The mind-body problem, trying to understand how a pure, spiritual soul remains linked to a material, physical body, is a true paradox. Our sages recognized the phenomenon as nothing short of miraculous – we say this every time we say the berakha “asher yatzar”, that concludes “רופא כל בשר ומפליא לעשות” – we bless G-d “Who heals all flesh and does wonders”. It is the linking of soul and body that we find wondrous!
Yet the fact of our having a soul, a spirit, a non-material consciousness, a neshamah, is intuitively true. We feel it every time we say “I”. Our awareness of this truth about ourselves is one of the ways we are able to know with certainty that our transcendental G-d exists, and that, while He is not of time-space-matter-energy, nevertheless, the entire universe of time-space-matter-energy is infused with the divine presence. G-d and we can be infinitely close in this world, because each human being has a G-d-like transcendental neshamah. קדוש, קדוש, קדוש ה' צ-באות, but מלא כל הארץ כבודו. G-d is infinitely holy – separate from this world – but the world is full of G-dliness.
G-d wants us to live. G-d told us so, in the Torah:ובחרת בחיים (דברים ל, יט) - Choose life! The prophet repeated, speaking in G-d’s name: כי לא אחפוץ במות המת (יחזקאל יח, לב). - “I don’t even want the dead to die.” G-d addressed His kohanim with the same instruction: דבר אל אהרן אחיך, ואל יבא בכל עת אל הקודש ... ולא ימות (ויקרא טז ב) – “Speak to your brother, Aharon, that he not enter the sanctuary at every opportunity … so that he may not die.”
Paradoxically, the way to closeness to G-d requires acknowledging that we are not G-d, that G-d and we have separate identities, and that if we want to be close to G-d then we are called on to do what G-d wants. As we read last Shabbat, זה הדבר אשר ציווה ה' תעשו, וירא אליכם כבוד ה'. This is what G-d commanded that you do, so that G-d’s glory will appear to you. In order that we serve G-d - and not ourselves - we must serve G-d in the way that G-d commanded, the way that He expressed as His will. That is the way we will merit experiencing the presence of G-d’s glory. It will not do to attempt to force our will on G-d, worshipping Him as we want to. This was one fundamental error of Nadav and Avihu: they brought a fire G-d had not commanded.
But their mistake was even more fundamental. They wanted pure spiritual existence, closeness to G-d that is not possible for a living human being, in a human body. They were ready to die to achieve the closeness they wanted, even if they had to force that on G-d. As it says in Shir haShirim, "כי עזה כמות אהבה" (שיר השירים ח, ו) Love can be powerful to death. And so they burned the k’toret. That is the mixture of incense, whose fragrance is the most spiritual of all our forms of divine worship.

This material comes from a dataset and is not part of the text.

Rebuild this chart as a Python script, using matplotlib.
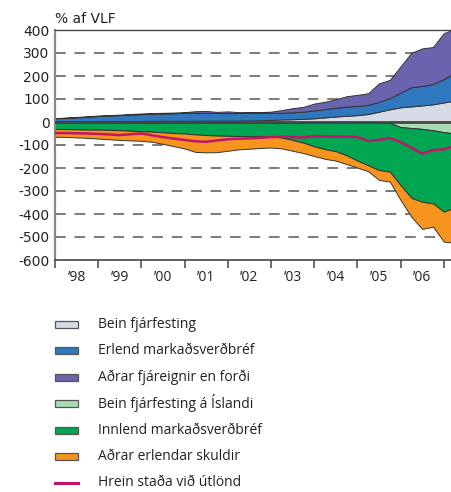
import numpy as np
import matplotlib
matplotlib.use("Agg")
import matplotlib.pyplot as plt
from matplotlib.patches import Rectangle
from matplotlib.lines import Line2D

plt.rcParams['font.family'] = ['Open Sans', 'DejaVu Sans']

# Quarterly observations, 1998 Q1 ... 2007 Q2 (index i -> 1998 + i/4)
t = 1998 + np.arange(38) / 4.0

# Assets (% of GDP)
bein_fjarfesting = [2, 2, 3, 3, 3, 4, 4, 4,
                    5, 5, 5, 5, 5, 5, 6, 6,
                    6, 6, 7, 7, 9, 11, 12, 14,
                    16, 20, 24, 27, 30, 35, 45, 55,
                    64, 68, 72, 77, 85, 93]
erlend_markadsverdbref = [14, 16, 17, 20, 23, 24, 26, 28,
                          29, 31, 32, 33, 35, 35, 34, 33,
                          33, 33, 33, 33, 31, 29, 30, 31,
                          34, 36, 38, 40, 40, 39, 43, 48,
                          64, 83, 85, 88, 101, 122]
adrar_fjareignir = [1, 1, 2, 2, 2, 2, 2, 3,
                    3, 3, 3, 3, 3, 7, 8, 5,
                    7, 4, 3, 3, 5, 12, 18, 21,
                    30, 32, 37, 45, 48, 51, 80, 80,
                    114, 150, 163, 161, 200, 190]

# Liabilities (% of GDP)
bein_fjarfesting_isl = [-2] * 20 + [-3] * 11 + [-4, -22, -26, -30, -36, -44, -50]
innlend_markadsverdbref = [-28, -29, -30, -31, -31, -32, -34, -36,
                           -38, -40, -43, -46, -48, -52, -55, -57,
                           -58, -59, -60, -60, -60, -65, -75, -87,
                           -103, -115, -124, -142, -165, -185, -206, -212,
                           -253, -304, -317, -318, -346, -322]
adrar_erlendar_skuldir = [-34, -34, -35, -36, -39, -41, -42, -42,
                          -42, -44, -50, -57, -65, -76, -75, -72,
                          -65, -58, -54, -51, -48, -47, -47, -45,
                          -42, -42, -41, -38, -30, -26, -43, -43,
                          -64, -82, -118, -101, -130, -153]

# Net international investment position
hrein_stada = [-48, -48, -49, -50, -52, -54, -57, -53,
               -50, -58, -66, -72, -78, -84, -86, -80,
               -75, -73, -71, -69, -66, -64, -66, -67,
               -61, -63, -64, -64, -66, -82, -78, -70,
               -88, -112, -138, -122, -119, -105]

year_labels = ['’98', '’99', '’00', '’01', '’02', '’03', '’04', '’05', '’06']

labels = ['Bein fjárfesting', 'Erlend markaðsverðbréf', 'Aðrar fjáreignir en forði',
          'Bein fjárfesting á Íslandi', 'Innlend markaðsverðbréf', 'Aðrar erlendar skuldir',
          'Hrein staða við útlönd']
colors = ['#d5dce6', '#2f78bd', '#6a63ad', '#a9dbb5', '#00a651', '#f7941d', '#c0166a']

W, H = 451, 492
fig = plt.figure(figsize=(W / 100, H / 100), dpi=100)
x0, x1, y0, y1 = 55, 451, 30, 260
ax = fig.add_axes([x0 / W, 1 - y1 / H, (x1 - x0) / W, (y1 - y0) / H])

edge = '#333333'
ax.stackplot(t, bein_fjarfesting, erlend_markadsverdbref, adrar_fjareignir,
             colors=colors[0:3], edgecolor=edge, linewidth=0.7, zorder=2)
ax.stackplot(t, bein_fjarfesting_isl, innlend_markadsverdbref, adrar_erlendar_skuldir,
             colors=colors[3:6], edgecolor=edge, linewidth=0.7, zorder=2)
ax.axhline(0, color='#444444', lw=2.0, zorder=3)
ax.plot(t, hrein_stada, color=colors[6], lw=1.8, zorder=4)

for v in [300, 200, 100, -100, -200, -300, -400, -500]:
    ax.axhline(v, color='#7a7a7a', lw=1.4, dashes=(5.5, 4.5), zorder=1)

ax.set_ylim(-600, 400)
ax.set_xlim(1998, 1998 + (x1 - x0) / 43.2)
ax.set_yticks(np.arange(-600, 401, 100))
ax.set_yticklabels([str(v) for v in range(-600, 401, 100)], family='DejaVu Sans')
ax.tick_params(axis='y', length=0, pad=4, labelsize=10, colors='#222222')
ax.set_xticks(np.arange(1998, 2008))
ax.set_xticklabels([])
ax.tick_params(axis='x', which='major', direction='out', length=6, width=1.2, color='#555555')
ax.set_xticks(np.arange(1998, 2007) + 0.5, minor=True)
ax.set_xticklabels(year_labels, minor=True)
ax.tick_params(axis='x', which='minor', length=0, pad=7, labelsize=10, colors='#222222')

ax.spines['right'].set_visible(False)
ax.spines['left'].set_color('#888888')
ax.spines['left'].set_linewidth(1.6)
ax.spines['bottom'].set_color('#444444')
ax.spines['bottom'].set_linewidth(1.2)
ax.spines['top'].set_color('#444444')
ax.spines['top'].set_linewidth(1.0)

fig.text(55 / W, 1 - 19 / H, '% af VLF', ha='left', va='center', fontsize=10,
         family='DejaVu Sans', color='#222222')

# Legend
rows = [324, 350.5, 377, 403.5, 430, 456.5, 483]
for k, (lab, col, yc) in enumerate(zip(labels, colors, rows)):
    if k < 6:
        fig.patches.append(Rectangle((55 / W, 1 - (yc + 3.5) / H), 23 / W, 7 / H,
                                     transform=fig.transFigure, facecolor=col,
                                     edgecolor='#555555', lw=0.9))
    else:
        fig.lines.append(Line2D([55 / W, 78 / W], [1 - yc / H, 1 - yc / H],
                                transform=fig.transFigure, color=col, lw=2.2))
    fig.text(98 / W, 1 - yc / H, lab, ha='left', va='center', fontsize=10, color='#222222')

fig.savefig('out.png', dpi=100)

R. Chaim ibn ‘Atar, the holy author of the Torah commentary OhrHaChaim wrote: “Aharon’s sons approached G-d’s lofty light, in sacred love … [with the intense longing for pure spirituality aroused by the k’toret,] their souls loathed their material flesh and burst out of their bodies, to be close to G-d.” The gemara in Shabbat (113b) describes their deaths as שריפת נשמה וגוף קיים – the neshamah was consumed, while the bodies remained.

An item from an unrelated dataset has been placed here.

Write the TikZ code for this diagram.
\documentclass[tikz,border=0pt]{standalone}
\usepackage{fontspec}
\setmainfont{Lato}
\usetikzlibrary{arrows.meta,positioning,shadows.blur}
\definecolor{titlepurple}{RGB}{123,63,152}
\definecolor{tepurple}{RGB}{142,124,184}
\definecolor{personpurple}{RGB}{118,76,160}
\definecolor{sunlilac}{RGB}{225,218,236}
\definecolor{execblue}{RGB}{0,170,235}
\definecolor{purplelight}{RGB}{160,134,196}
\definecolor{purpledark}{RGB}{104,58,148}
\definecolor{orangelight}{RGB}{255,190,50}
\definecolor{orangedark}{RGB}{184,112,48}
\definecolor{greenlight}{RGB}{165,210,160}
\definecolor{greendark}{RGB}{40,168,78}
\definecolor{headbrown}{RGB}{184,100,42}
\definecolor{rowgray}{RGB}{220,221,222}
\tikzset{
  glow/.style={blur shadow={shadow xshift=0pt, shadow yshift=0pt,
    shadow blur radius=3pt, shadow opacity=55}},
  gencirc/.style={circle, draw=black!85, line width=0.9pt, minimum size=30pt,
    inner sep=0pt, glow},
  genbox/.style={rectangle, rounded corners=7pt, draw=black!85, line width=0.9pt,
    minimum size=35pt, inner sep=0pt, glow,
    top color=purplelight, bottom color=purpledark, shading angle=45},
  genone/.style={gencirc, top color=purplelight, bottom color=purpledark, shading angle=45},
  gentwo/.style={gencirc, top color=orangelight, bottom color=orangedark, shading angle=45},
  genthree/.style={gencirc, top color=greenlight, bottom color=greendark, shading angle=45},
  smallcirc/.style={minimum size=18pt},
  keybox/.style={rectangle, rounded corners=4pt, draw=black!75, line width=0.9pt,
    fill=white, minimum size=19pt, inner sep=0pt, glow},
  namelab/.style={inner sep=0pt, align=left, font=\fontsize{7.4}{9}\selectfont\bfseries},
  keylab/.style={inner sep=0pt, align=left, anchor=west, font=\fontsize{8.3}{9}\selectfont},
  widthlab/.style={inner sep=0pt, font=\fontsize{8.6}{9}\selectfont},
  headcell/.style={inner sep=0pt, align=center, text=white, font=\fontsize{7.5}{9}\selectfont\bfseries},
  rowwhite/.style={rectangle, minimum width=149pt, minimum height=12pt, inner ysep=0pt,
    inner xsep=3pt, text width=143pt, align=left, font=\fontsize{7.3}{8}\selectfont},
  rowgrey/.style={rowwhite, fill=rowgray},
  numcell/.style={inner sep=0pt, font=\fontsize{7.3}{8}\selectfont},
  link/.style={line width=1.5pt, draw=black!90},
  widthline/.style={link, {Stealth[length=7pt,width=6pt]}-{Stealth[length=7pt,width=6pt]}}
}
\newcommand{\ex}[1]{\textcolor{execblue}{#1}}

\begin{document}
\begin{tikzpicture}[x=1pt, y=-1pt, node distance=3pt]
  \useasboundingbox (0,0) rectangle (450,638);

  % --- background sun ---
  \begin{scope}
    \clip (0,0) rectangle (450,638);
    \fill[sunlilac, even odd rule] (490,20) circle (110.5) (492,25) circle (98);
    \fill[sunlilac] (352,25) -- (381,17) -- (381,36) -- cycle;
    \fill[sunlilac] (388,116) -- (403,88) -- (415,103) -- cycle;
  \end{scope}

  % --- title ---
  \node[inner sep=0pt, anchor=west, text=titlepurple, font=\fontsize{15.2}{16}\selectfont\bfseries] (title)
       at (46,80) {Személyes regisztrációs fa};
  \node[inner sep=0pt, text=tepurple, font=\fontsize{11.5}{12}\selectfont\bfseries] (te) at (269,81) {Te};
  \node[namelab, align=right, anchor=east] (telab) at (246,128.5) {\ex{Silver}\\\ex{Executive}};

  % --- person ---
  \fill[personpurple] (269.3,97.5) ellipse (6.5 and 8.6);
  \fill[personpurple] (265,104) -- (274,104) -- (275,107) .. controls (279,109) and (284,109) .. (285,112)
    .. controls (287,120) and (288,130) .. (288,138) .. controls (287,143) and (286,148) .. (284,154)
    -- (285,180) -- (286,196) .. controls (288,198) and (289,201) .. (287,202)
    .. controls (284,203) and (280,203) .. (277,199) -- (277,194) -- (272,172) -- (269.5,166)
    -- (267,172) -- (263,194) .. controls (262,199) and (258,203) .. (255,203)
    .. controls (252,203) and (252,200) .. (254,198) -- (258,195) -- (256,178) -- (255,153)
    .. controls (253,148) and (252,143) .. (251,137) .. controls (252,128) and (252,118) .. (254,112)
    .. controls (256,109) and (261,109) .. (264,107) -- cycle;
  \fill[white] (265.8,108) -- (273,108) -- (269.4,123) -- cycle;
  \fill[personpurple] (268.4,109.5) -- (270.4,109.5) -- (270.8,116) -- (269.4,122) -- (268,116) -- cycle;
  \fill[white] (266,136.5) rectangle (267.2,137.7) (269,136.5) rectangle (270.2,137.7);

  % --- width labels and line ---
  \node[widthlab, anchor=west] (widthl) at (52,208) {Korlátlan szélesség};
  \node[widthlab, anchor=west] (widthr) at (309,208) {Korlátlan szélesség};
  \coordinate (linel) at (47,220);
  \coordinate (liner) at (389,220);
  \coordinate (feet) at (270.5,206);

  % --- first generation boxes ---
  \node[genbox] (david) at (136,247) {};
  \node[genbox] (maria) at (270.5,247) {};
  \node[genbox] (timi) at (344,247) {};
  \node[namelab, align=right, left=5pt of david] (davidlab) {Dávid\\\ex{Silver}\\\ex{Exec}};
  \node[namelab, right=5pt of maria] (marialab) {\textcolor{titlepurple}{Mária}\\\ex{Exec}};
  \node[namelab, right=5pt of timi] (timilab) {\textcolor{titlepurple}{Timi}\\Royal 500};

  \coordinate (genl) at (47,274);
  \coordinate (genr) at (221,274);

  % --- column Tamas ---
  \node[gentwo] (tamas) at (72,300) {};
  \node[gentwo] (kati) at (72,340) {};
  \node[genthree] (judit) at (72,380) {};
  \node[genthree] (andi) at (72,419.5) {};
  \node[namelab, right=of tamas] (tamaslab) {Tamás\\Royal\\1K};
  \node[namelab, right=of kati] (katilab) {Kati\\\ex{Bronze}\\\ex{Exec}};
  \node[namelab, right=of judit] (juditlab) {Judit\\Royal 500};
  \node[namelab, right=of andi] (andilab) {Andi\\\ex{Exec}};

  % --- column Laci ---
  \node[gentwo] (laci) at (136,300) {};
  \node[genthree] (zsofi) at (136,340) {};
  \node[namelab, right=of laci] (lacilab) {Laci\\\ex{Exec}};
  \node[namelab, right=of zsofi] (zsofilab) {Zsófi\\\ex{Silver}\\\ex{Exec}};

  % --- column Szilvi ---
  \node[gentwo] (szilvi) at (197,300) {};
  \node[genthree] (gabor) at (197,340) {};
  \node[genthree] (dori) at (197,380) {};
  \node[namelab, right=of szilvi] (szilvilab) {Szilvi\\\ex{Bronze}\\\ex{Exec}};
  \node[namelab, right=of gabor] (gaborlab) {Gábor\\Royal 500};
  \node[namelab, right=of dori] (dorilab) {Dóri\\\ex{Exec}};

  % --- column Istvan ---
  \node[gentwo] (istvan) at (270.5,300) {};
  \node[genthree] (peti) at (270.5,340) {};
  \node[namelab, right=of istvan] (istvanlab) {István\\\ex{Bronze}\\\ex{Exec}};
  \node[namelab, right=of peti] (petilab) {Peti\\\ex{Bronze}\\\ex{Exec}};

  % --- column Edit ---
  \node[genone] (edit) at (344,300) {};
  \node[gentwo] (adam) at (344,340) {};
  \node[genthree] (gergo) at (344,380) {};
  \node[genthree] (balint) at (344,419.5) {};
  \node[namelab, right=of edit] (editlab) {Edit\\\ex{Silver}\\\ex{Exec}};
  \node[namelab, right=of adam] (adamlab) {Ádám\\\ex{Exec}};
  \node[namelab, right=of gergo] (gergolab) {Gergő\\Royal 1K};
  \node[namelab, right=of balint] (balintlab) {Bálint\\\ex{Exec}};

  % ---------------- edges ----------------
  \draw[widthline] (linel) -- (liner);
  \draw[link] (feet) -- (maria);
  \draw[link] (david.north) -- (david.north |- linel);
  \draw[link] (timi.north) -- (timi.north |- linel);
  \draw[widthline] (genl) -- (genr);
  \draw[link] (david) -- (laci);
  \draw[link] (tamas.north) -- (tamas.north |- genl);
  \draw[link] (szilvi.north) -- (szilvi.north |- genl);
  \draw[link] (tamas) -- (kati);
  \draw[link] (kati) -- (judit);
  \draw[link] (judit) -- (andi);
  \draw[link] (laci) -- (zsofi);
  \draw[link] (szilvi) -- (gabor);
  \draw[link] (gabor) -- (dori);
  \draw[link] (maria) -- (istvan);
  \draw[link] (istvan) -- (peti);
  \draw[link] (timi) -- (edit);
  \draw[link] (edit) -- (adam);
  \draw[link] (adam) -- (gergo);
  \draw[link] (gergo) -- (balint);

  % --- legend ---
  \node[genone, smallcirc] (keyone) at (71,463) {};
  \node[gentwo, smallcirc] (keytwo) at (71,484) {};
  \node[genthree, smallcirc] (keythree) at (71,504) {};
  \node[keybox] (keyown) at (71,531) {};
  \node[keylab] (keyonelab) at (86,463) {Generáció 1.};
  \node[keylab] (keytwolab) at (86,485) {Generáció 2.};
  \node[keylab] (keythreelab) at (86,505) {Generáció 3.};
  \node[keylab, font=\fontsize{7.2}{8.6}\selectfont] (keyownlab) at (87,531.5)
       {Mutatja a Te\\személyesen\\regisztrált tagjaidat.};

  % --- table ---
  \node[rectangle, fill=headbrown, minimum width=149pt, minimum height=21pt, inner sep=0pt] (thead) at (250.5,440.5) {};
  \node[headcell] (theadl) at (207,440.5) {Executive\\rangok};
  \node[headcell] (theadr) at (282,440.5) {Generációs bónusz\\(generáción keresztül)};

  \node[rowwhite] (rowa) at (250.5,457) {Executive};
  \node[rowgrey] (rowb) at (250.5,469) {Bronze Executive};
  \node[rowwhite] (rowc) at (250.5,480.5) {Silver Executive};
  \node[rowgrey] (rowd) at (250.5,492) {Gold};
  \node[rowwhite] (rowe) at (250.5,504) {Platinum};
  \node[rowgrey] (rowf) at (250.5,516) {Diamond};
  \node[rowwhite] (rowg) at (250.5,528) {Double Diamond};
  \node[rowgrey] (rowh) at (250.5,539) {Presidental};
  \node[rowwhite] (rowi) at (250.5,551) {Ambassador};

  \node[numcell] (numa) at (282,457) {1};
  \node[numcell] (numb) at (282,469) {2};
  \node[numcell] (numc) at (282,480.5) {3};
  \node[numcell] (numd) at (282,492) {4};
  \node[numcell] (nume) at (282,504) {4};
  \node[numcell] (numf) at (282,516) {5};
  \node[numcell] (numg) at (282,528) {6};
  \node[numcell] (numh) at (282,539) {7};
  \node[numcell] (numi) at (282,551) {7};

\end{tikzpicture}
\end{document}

This was what they wanted. But G-d wants us to live. G-d wants us to take no shortcuts to His closeness. G-d wants us to face the daily challenges that this material world presents to our spiritual souls. G-d wants us to work day after day, deed after deed, thought after thought, to uplift the material world and ourselves within it, to infuse it with spiritual meaning and with G-dliness.
My father and teacher, of blessed memory, devoted his entire life to this endeavor, and to helping thousands of others live this way. May his memory be eternally for a blessing, and may G-d grant that we continue in his path, living holy, Torah lives, close to G-d. Amen.